══ DATA RECORDS ══

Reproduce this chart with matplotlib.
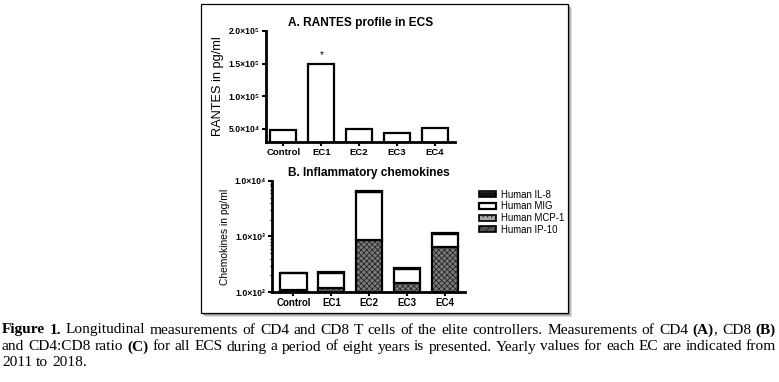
import matplotlib.pyplot as plt
from matplotlib.patches import Rectangle, Patch
from matplotlib.ticker import LogLocator, NullFormatter
from matplotlib.legend_handler import HandlerTuple

plt.rcParams['font.family'] = ['Liberation Sans', 'DejaVu Sans']
plt.rcParams['hatch.linewidth'] = 0.6

# --- data ---
groups = ["Control", "EC1", "EC2", "EC3", "EC4"]

# panel A: RANTES (pg/ml)
rantes = [4.85e4, 1.5e5, 5.0e4, 4.4e4, 5.15e4]
rantes_ticks = [5e4, 1e5, 1.5e5, 2e5]
rantes_ticklabels = ["5.0×10⁴", "1.0×10⁵", "1.5×10⁵", "2.0×10⁵"]

# panel B: chemokines (pg/ml), stacked bottom -> top
ip10 = [40, 45, 60, 50, 55]
mcp1 = [69, 73, 805, 95, 595]
mig = [106, 104, 5535, 117, 460]
il8 = [5, 7, 200, 8, 50]
chemo_ticks = [1e2, 1e3, 1e4]
chemo_ticklabels = ["1.0×10²", "1.0×10³", "1.0×10⁴"]

caption_lines = [
    [[("Figure", True)], [("1.", True)], "Longitudinal", "measurements", "of", "CD4", "and",
     "CD8", "T", "cells", "of", "the", "elite", "controllers.", "Measurements", "of", "CD4",
     [("(A)", True), (",", False)], "CD8", [("(B)", True)]],
    ["and", "CD4:CD8", "ratio", [("(C)", True)], "for", "all", "ECS", "during", "a", "period",
     "of", "eight", "years", "is", "presented.", "Yearly", "values", "for", "each", "EC", "are",
     "indicated", "from"],
    ["2011", "to", "2018."],
]

W, H = 779, 382
fig = plt.figure(figsize=(W / 100, H / 100), dpi=100)


def box(x0, y0, x1, y1):
    # pixel box (top-left origin) -> figure fraction [l, b, w, h]
    return [x0 / W, 1 - y1 / H, (x1 - x0) / W, (y1 - y0) / H]


# frame with shadow
shadow_cols = ["#7a7a7a", "#9a9a9a", "#bdbdbd", "#dcdcdc"]
for k, c in enumerate(shadow_cols):
    off = k + 1
    fig.patches.append(Rectangle(((201 + off) / W, 1 - (313 + off) / H), 367 / W, 309 / H,
                                 transform=fig.transFigure, facecolor=c, edgecolor="none",
                                 zorder=-5 - k))
fig.patches.append(Rectangle((201 / W, 1 - 313 / H), 367 / W, 309 / H,
                             transform=fig.transFigure, facecolor="white",
                             edgecolor="black", linewidth=0.9, zorder=-1))

x = list(range(len(groups)))
bar_w = 0.69

# ---- panel A ----
axA = fig.add_axes(box(266, 31, 455, 142))
axA.bar(x, rantes, width=bar_w, facecolor="white", edgecolor="black", linewidth=1.6)
axA.set_ylim(3.0e4, 2.0e5)
axA.set_xlim(-0.46, 4.53)
axA.set_yticks(rantes_ticks)
axA.set_yticklabels(rantes_ticklabels, fontsize=6.2, fontweight="bold")
axA.set_xticks(x)
axA.set_xticklabels(groups, fontsize=6.8, fontweight="bold")
axA.text(1, rantes[1] + 6e3, "*", ha="center", va="bottom", fontsize=7)
axA.set_title("A. RANTES profile in ECS", fontsize=8.6, fontweight="bold", pad=3.5)
axA.set_ylabel("RANTES in pg/ml", fontsize=9.2, labelpad=3)

# ---- panel B ----
axB = fig.add_axes(box(272, 181, 465, 292))
axB.set_yscale("log")
bottom = [1.0] * len(groups)
layers = [
    (ip10, "#555555", "////", "#222222"),
    (mcp1, "#7c7c7c", "xxxxxx", "#262626"),
    (mig, "white", None, None),
    (il8, "#111111", None, None),
]
for vals, fc, hatch, hc in layers:
    axB.bar(x, vals, bottom=bottom, width=bar_w, facecolor=fc, hatch=hatch,
            edgecolor=hc if hc else "none", linewidth=0)
    axB.bar(x, vals, bottom=bottom, width=bar_w, fill=False, edgecolor="black", linewidth=1.6)
    bottom = [b + v for b, v in zip(bottom, vals)]
axB.set_ylim(1e2, 1e4)
axB.set_xlim(-0.567, 4.53)
axB.set_yticks(chemo_ticks)
axB.set_yticklabels(chemo_ticklabels, fontsize=6.2, fontweight="bold")
axB.yaxis.set_minor_locator(LogLocator(base=10, subs=range(2, 10)))
axB.yaxis.set_minor_formatter(NullFormatter())
axB.set_xticks(x)
axB.set_xticklabels(groups, fontsize=7, fontweight="bold")
axB.set_title("B. Inflammatory chemokines", fontsize=8.6, fontweight="bold", pad=3.5)
axB.set_ylabel("Chemokines in pg/ml", fontsize=7.4, labelpad=3)

for ax in (axA, axB):
    for s in ("top", "right"):
        ax.spines[s].set_visible(False)
    for s in ("left", "bottom"):
        ax.spines[s].set_linewidth(2.0)
    ax.tick_params(which="major", length=3, width=1.5, pad=1.5)
    ax.tick_params(which="minor", length=1.5, width=1.0)

# legend
h_il8 = (Patch(facecolor="#111111", edgecolor="none"),
         Patch(fill=False, hatch="---", edgecolor="#bbbbbb", linewidth=0),
         Patch(fill=False, edgecolor="black", linewidth=1.2))
h_mig = Patch(facecolor="white", edgecolor="black", linewidth=1.6)
h_mcp = (Patch(facecolor="#a8a8a8", hatch="....", edgecolor="#333333", linewidth=0),
         Patch(fill=False, edgecolor="black", linewidth=1.2))
h_ip = (Patch(facecolor="#555555", hatch="////", edgecolor="#222222", linewidth=0),
        Patch(fill=False, edgecolor="black", linewidth=1.2))
fig.legend([h_il8, h_mig, h_mcp, h_ip],
           ["Human IL-8", "Human MIG", "Human MCP-1", "Human IP-10"],
           handler_map={tuple: HandlerTuple(ndivide=1, pad=0)},
           loc="upper left", bbox_to_anchor=(474 / W, 1 - 185 / H), frameon=False,
           fontsize=6.9, handlelength=1.8, handleheight=0.6, handletextpad=0.55,
           labelspacing=0.17, borderpad=0)

# caption, justified
renderer = fig.canvas.get_renderer()
serif = ["Liberation Serif", "DejaVu Serif"]
line_y = [330, 347, 362]
x_left, x_right = 2, 776


def segs(word):
    return [(word, False)] if isinstance(word, str) else word


def text_w(txt, size, bold=False):
    t = fig.text(0, 0, txt, fontsize=size, family=serif,
                 fontweight="bold" if bold else "normal")
    w = t.get_window_extent(renderer).width
    t.remove()
    return w


# pick a font size so that the first line fits with ordinary word spaces
base = 10.0
nat = sum(text_w(t, base, b) for w in caption_lines[0] for t, b in segs(w))
nat += (len(caption_lines[0]) - 1) * (text_w("a b", base) - text_w("ab", base))
cap_size = min(base * (x_right - x_left) / nat * 0.985, 12.0)
sp = text_w("a b", cap_size) - text_w("ab", cap_size)

for li, words in enumerate(caption_lines):
    items = []
    for w in words:
        parts = []
        for txt, bold in segs(w):
            t = fig.text(0, 0, txt, fontsize=cap_size, family=serif,
                         fontweight="bold" if bold else "normal", va="center", ha="left")
            parts.append((t, t.get_window_extent(renderer).width))
        items.append(parts)
    widths = [sum(p[1] for p in parts) for parts in items]
    justify = li < len(caption_lines) - 1
    gap = (x_right - x_left - sum(widths)) / (len(items) - 1) if justify else sp
    cx = x_left
    for parts, wsum in zip(items, widths):
        px = cx
        for t, wpx in parts:
            t.set_position((px / W, 1 - line_y[li] / H))
            px += wpx
        cx += wsum + gap

fig.savefig("out.png", dpi=100)
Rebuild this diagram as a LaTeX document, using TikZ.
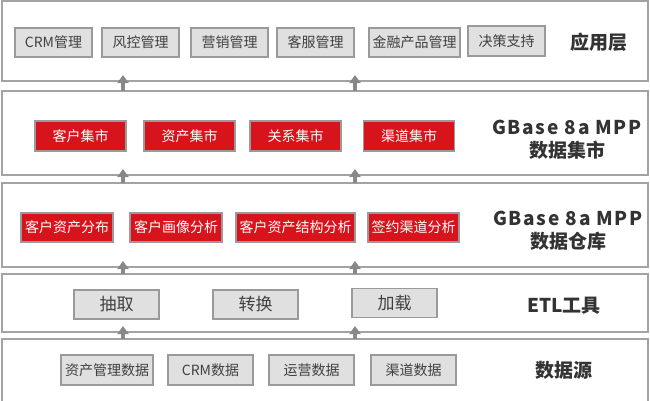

═══

Search the data for "with". Copy every matching line.

SOLUTION TO THIS EXERCISE:
Reproduce this chart with matplotlib.
# frame with shadow
# pick a font size so that the first line fits with ordinary word spaces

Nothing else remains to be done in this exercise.